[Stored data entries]
* START *

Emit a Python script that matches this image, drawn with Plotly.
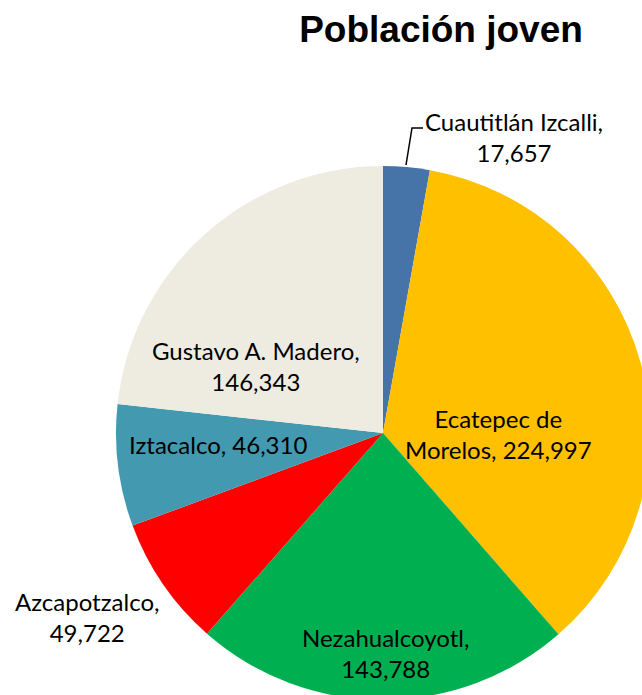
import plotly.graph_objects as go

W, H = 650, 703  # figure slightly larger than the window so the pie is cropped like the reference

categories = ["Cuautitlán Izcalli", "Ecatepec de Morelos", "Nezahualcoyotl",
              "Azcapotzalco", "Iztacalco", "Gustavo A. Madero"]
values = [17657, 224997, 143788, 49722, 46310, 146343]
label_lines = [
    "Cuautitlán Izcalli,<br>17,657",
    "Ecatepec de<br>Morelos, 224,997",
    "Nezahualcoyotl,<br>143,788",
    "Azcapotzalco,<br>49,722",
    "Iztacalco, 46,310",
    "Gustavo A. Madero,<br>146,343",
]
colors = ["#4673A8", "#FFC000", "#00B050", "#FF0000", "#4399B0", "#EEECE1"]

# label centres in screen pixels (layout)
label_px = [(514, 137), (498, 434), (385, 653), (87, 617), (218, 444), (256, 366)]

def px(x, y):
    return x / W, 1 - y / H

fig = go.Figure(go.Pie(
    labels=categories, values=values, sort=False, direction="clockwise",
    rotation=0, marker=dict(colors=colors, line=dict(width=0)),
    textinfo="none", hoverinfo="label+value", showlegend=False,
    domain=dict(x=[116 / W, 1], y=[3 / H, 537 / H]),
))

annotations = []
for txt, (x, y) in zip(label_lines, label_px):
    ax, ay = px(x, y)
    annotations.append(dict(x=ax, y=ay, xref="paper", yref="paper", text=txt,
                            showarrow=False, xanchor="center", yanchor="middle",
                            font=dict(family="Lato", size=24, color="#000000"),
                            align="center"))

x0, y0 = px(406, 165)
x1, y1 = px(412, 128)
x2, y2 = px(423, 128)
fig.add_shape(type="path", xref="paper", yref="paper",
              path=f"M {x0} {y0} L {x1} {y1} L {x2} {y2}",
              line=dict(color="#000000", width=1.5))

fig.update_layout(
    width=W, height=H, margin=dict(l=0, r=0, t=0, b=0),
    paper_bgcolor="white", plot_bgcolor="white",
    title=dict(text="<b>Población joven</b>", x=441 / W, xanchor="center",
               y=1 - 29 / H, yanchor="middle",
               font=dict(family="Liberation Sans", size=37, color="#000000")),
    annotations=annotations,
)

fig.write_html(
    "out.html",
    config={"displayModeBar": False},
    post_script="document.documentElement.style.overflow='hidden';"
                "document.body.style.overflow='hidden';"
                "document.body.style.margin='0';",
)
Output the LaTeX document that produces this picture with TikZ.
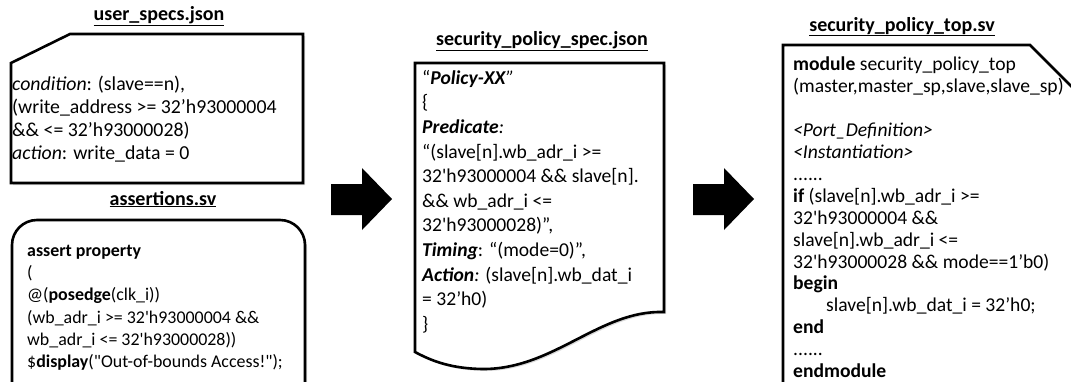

* END *

GIVEN PROBLEM:
Make an exact copy of the records shown above, without the pictures.

CORRECT RESPONSE:
Emit a Python script that matches this image, drawn with Plotly.
import plotly.graph_objects as go

W, H = 650, 703  # figure slightly larger than the window so the pie is cropped like the reference

categories = ["Cuautitlán Izcalli", "Ecatepec de Morelos", "Nezahualcoyotl",
              "Azcapotzalco", "Iztacalco", "Gustavo A. Madero"]
values = [17657, 224997, 143788, 49722, 46310, 146343]
label_lines = [
    "Cuautitlán Izcalli,<br>17,657",
    "Ecatepec de<br>Morelos, 224,997",
    "Nezahualcoyotl,<br>143,788",
    "Azcapotzalco,<br>49,722",
    "Iztacalco, 46,310",
    "Gustavo A. Madero,<br>146,343",
]
colors = ["#4673A8", "#FFC000", "#00B050", "#FF0000", "#4399B0", "#EEECE1"]

# label centres in screen pixels (layout)
label_px = [(514, 137), (498, 434), (385, 653), (87, 617), (218, 444), (256, 366)]

def px(x, y):
    return x / W, 1 - y / H

fig = go.Figure(go.Pie(
    labels=categories, values=values, sort=False, direction="clockwise",
    rotation=0, marker=dict(colors=colors, line=dict(width=0)),
    textinfo="none", hoverinfo="label+value", showlegend=False,
    domain=dict(x=[116 / W, 1], y=[3 / H, 537 / H]),
))

annotations = []
for txt, (x, y) in zip(label_lines, label_px):
    ax, ay = px(x, y)
    annotations.append(dict(x=ax, y=ay, xref="paper", yref="paper", text=txt,
                            showarrow=False, xanchor="center", yanchor="middle",
                            font=dict(family="Lato", size=24, color="#000000"),
                            align="center"))

x0, y0 = px(406, 165)
x1, y1 = px(412, 128)
x2, y2 = px(423, 128)
fig.add_shape(type="path", xref="paper", yref="paper",
              path=f"M {x0} {y0} L {x1} {y1} L {x2} {y2}",
              line=dict(color="#000000", width=1.5))

fig.update_layout(
    width=W, height=H, margin=dict(l=0, r=0, t=0, b=0),
    paper_bgcolor="white", plot_bgcolor="white",
    title=dict(text="<b>Población joven</b>", x=441 / W, xanchor="center",
               y=1 - 29 / H, yanchor="middle",
               font=dict(family="Liberation Sans", size=37, color="#000000")),
    annotations=annotations,
)

fig.write_html(
    "out.html",
    config={"displayModeBar": False},
    post_script="document.documentElement.style.overflow='hidden';"
                "document.body.style.overflow='hidden';"
                "document.body.style.margin='0';",
)
Output the LaTeX document that produces this picture with TikZ.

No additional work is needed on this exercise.